Tea for Two:
1.5 c vanilla almond milk
½ c water
2 cracked pods of cardamom
1 tsp matcha
2 tsp honey
1½ oz Licor 43
1½ oz rum (we use Brugal Añejo)
garnish: grated cinnamon & pinch salt
Bring almond milk, water, cardamom, and matcha to a boil in a pot, then reduce to a simmer. Whisk to incorporate matcha, stir in honey, Licor 43, and rum, and simmer until warm. Strain into 2 mugs, and add a little more booze if you choose. Top with a pinch of salt and grated cinnamon.
Batch option: To double or triple this recipe, an electric coffee urn is indispensable. Just toss the ingredients in the urn and bring it to a boil, then keep it heated.
This hot green lava is a warming energizer, inspired by our recipe for matcha almond cookies. Matcha, a Japanese green tea in powdered form, reanimates you with loads of antioxidants.

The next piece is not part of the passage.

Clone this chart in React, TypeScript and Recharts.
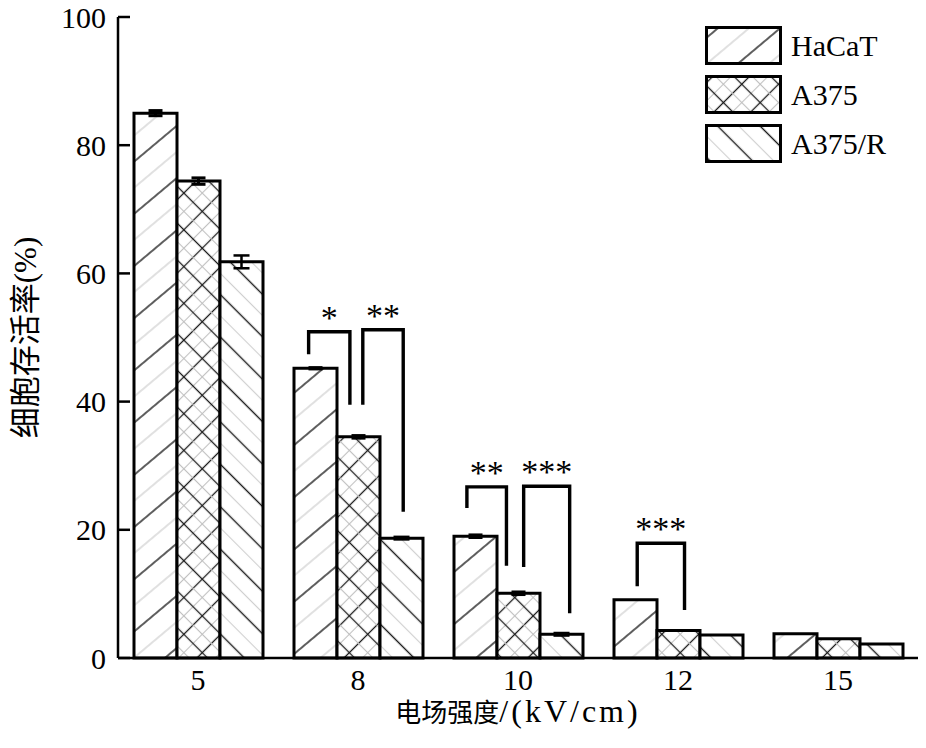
import React from 'react';
import { BarChart, Bar, XAxis, YAxis, ErrorBar, LabelList } from 'recharts';

const categories = ['5', '8', '10', '12', '15'];
const seriesNames = ['HaCaT', 'A375', 'A375/R'];
const hacat = [85.0, 45.2, 19.0, 9.1, 3.8];
const a375 = [74.4, 34.5, 10.1, 4.3, 3.0];
const a375r = [61.8, 18.7, 3.7, 3.6, 2.2];
const hacatErr = [0.4, 0.1, 0.2, 0, 0];
const a375Err = [0.5, 0.2, 0.2, 0, 0];
const a375rErr = [1.0, 0.2, 0.2, 0, 0];
const yTicks = [0, 20, 40, 60, 80, 100];

// significance brackets: legs given in bar widths from the group's first bar
const brackets = [
    { cat: '8', from: 0.34, to: 1.3, top: 50.9, fromEnd: 47.4, toEnd: 39.5, mark: '*' },
    { cat: '8', from: 1.6, to: 2.54, top: 51.2, fromEnd: 39.5, toEnd: 22.8, mark: '**' },
    { cat: '10', from: 0.3, to: 1.22, top: 26.7, fromEnd: 23.4, toEnd: 14.4, mark: '**' },
    { cat: '10', from: 1.62, to: 2.69, top: 26.8, fromEnd: 14.2, toEnd: 7.0, mark: '***' },
    { cat: '12', from: 0.54, to: 1.64, top: 17.9, fromEnd: 11.2, toEnd: 7.5, mark: '***' },
];

const data = categories.map((c, i) => ({
    cat: c,
    hacat: hacat[i],
    a375: a375[i],
    a375r: a375r[i],
    hacatErr: hacatErr[i],
    a375Err: a375Err[i],
    a375rErr: a375rErr[i],
}));

const SERIF = '"Liberation Serif", "Times New Roman", "Noto Sans CJK SC", serif';
const patternIds = ['pHacat', 'pA375', 'pA375r'];

const YTick = (props: any) => {
    const { x, y, payload } = props;
    const ax = x + 10; // tickSize 6 + tickMargin 4
    return (
        <g>
            <line x1={ax} x2={ax + 12} y1={y} y2={y} stroke="#000" strokeWidth={2.5} />
            <text x={ax - 12} y={y} dy="0.35em" textAnchor="end" fill="#000"
                style={{ fontSize: 30, fontFamily: SERIF }}>
                {payload.value}
            </text>
        </g>
    );
};

const XTick = (props: any) => {
    const { x, y, payload } = props;
    return (
        <text x={x} y={y} dy={19} textAnchor="middle" fill="#000" style={{ fontSize: 30, fontFamily: SERIF }}>
            {payload.value}
        </text>
    );
};

const YTitle = (props: any) => {
    const vb = props.viewBox || {};
    const cx = 25;
    const cy = vb.y + vb.height / 2;
    return (
        <text x={cx} y={cy} transform={`rotate(-90 ${cx} ${cy})`} textAnchor="middle" dy="0.35em"
            fill="#000" style={{ fontSize: 31, fontFamily: SERIF }}>
            细胞存活率(%)
        </text>
    );
};

const XTitle = (props: any) => {
    const vb = props.viewBox || {};
    return (
        <text x={vb.x + vb.width / 2} y={vb.y + 64} textAnchor="middle" fill="#000" style={{ fontFamily: SERIF }}>
            <tspan style={{ fontSize: 26 }}>电场强度</tspan>
            <tspan style={{ fontSize: 32, letterSpacing: 3 }}>/(kV/cm)</tspan>
        </text>
    );
};

const Brackets = (props: any) => {
    const vb = props.viewBox && props.viewBox.width != null ? props.viewBox : props;
    const index = props.index;
    const x = Number(vb.x), y = Number(vb.y), w = Number(vb.width), h = Number(vb.height);
    const v = hacat[index];
    if (!v || !isFinite(h)) return null;
    const base = y + h;
    const py = (val: number) => base - (val * h) / v;
    const items = brackets.filter((b) => b.cat === categories[index]);
    return (
        <g>
            {items.map((b, i) => {
                const x1 = x + b.from * w;
                const x2 = x + b.to * w;
                const top = py(b.top);
                return (
                    <g key={i}>
                        <polyline
                            points={`${x1},${py(b.fromEnd)} ${x1},${top} ${x2},${top} ${x2},${py(b.toEnd)}`}
                            fill="none" stroke="#000" strokeWidth={3.4}
                        />
                        <text x={(x1 + x2) / 2} y={top - 3} textAnchor="middle" fill="#000"
                            style={{ fontSize: 34, fontFamily: SERIF }}>
                            {b.mark}
                        </text>
                    </g>
                );
            })}
        </g>
    );
};

export default function App() {
    return (
        <div style={{ position: 'relative', width: 926, height: 748, background: '#fff' }}>
            <style>{'body{margin:0;}'}</style>
            <BarChart
                width={926}
                height={748}
                data={data}
                margin={{ top: 17, right: 8, left: 0, bottom: 20 }}
                barCategoryGap={16}
                barGap={0}
            >
                <defs>
                    <pattern id="pHacat" patternUnits="userSpaceOnUse" width={40} height={40} patternTransform="rotate(50)">
                        <rect width={40} height={40} fill="#fff" />
                        <line x1={10} y1={0} x2={10} y2={40} stroke="#1a1a1a" strokeWidth={1.4} />
                        <line x1={30} y1={0} x2={30} y2={40} stroke="#c8c8c8" strokeWidth={1.1} />
                    </pattern>
                    <pattern id="pA375" patternUnits="userSpaceOnUse" width={26} height={26} patternTransform="rotate(45)">
                        <rect width={26} height={26} fill="#fff" />
                        <line x1={6.5} y1={0} x2={6.5} y2={26} stroke="#1a1a1a" strokeWidth={1.3} />
                        <line x1={19.5} y1={0} x2={19.5} y2={26} stroke="#c0c0c0" strokeWidth={1.1} />
                        <line x1={0} y1={6.5} x2={26} y2={6.5} stroke="#1a1a1a" strokeWidth={1.3} />
                        <line x1={0} y1={19.5} x2={26} y2={19.5} stroke="#c0c0c0" strokeWidth={1.1} />
                    </pattern>
                    <pattern id="pA375r" patternUnits="userSpaceOnUse" width={30} height={30} patternTransform="rotate(-45)">
                        <rect width={30} height={30} fill="#fff" />
                        <line x1={7.5} y1={0} x2={7.5} y2={30} stroke="#1a1a1a" strokeWidth={1.4} />
                        <line x1={22.5} y1={0} x2={22.5} y2={30} stroke="#cfcfcf" strokeWidth={1.1} />
                    </pattern>
                </defs>
                <XAxis
                    dataKey="cat"
                    height={70}
                    axisLine={{ stroke: '#000', strokeWidth: 2.5 }}
                    tickLine={false}
                    tickSize={6}
                    tickMargin={7}
                    tick={<XTick />}
                    label={<XTitle />}
                />
                <YAxis
                    width={118}
                    domain={[0, 100]}
                    ticks={yTicks}
                    interval={0}
                    axisLine={{ stroke: '#000', strokeWidth: 2.5 }}
                    tickLine={false}
                    tickSize={6}
                    tickMargin={4}
                    tick={<YTick />}
                    label={<YTitle />}
                />
                <Bar dataKey="hacat" name={seriesNames[0]} fill="url(#pHacat)" stroke="#000" strokeWidth={3} isAnimationActive={false}>
                    <ErrorBar dataKey="hacatErr" width={7} stroke="#000" strokeWidth={3} />
                    <LabelList dataKey="hacat" content={<Brackets />} />
                </Bar>
                <Bar dataKey="a375" name={seriesNames[1]} fill="url(#pA375)" stroke="#000" strokeWidth={3} isAnimationActive={false}>
                    <ErrorBar dataKey="a375Err" width={7} stroke="#000" strokeWidth={3} />
                </Bar>
                <Bar dataKey="a375r" name={seriesNames[2]} fill="url(#pA375r)" stroke="#000" strokeWidth={3} isAnimationActive={false}>
                    <ErrorBar dataKey="a375rErr" width={8} stroke="#000" strokeWidth={2.5} />
                </Bar>
            </BarChart>
            <div style={{ position: 'absolute', left: 705, top: 21 }}>
                {seriesNames.map((n, i) => (
                    <div key={n} style={{ display: 'flex', alignItems: 'center', height: 49 }}>
                        <svg width={77} height={39} style={{ display: 'block' }}>
                            <rect x={1.5} y={1.5} width={74} height={36} fill={`url(#${patternIds[i]})`} stroke="#000" strokeWidth={3} />
                        </svg>
                        <span style={{ marginLeft: 9, fontSize: 30, fontFamily: SERIF, color: '#000', lineHeight: 1 }}>{n}</span>
                    </div>
                ))}
            </div>
        </div>
    );
}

The matcha, cardamom, and salt temper the sweetness of the almond milk, honey, and Licor 43 to make Après Ski an earthy, slightly camphorous brew.
Honestly, making cocktails is a bit like baking. Sugar is the bartender’s butter, while acid and salt can brighten and bring out flavors. Both activities are inherently mathematical—ratios determine taste and texture, influencing both what comes out of the shaker and the oven.
The real question is this: why bother baking it when you can drink it?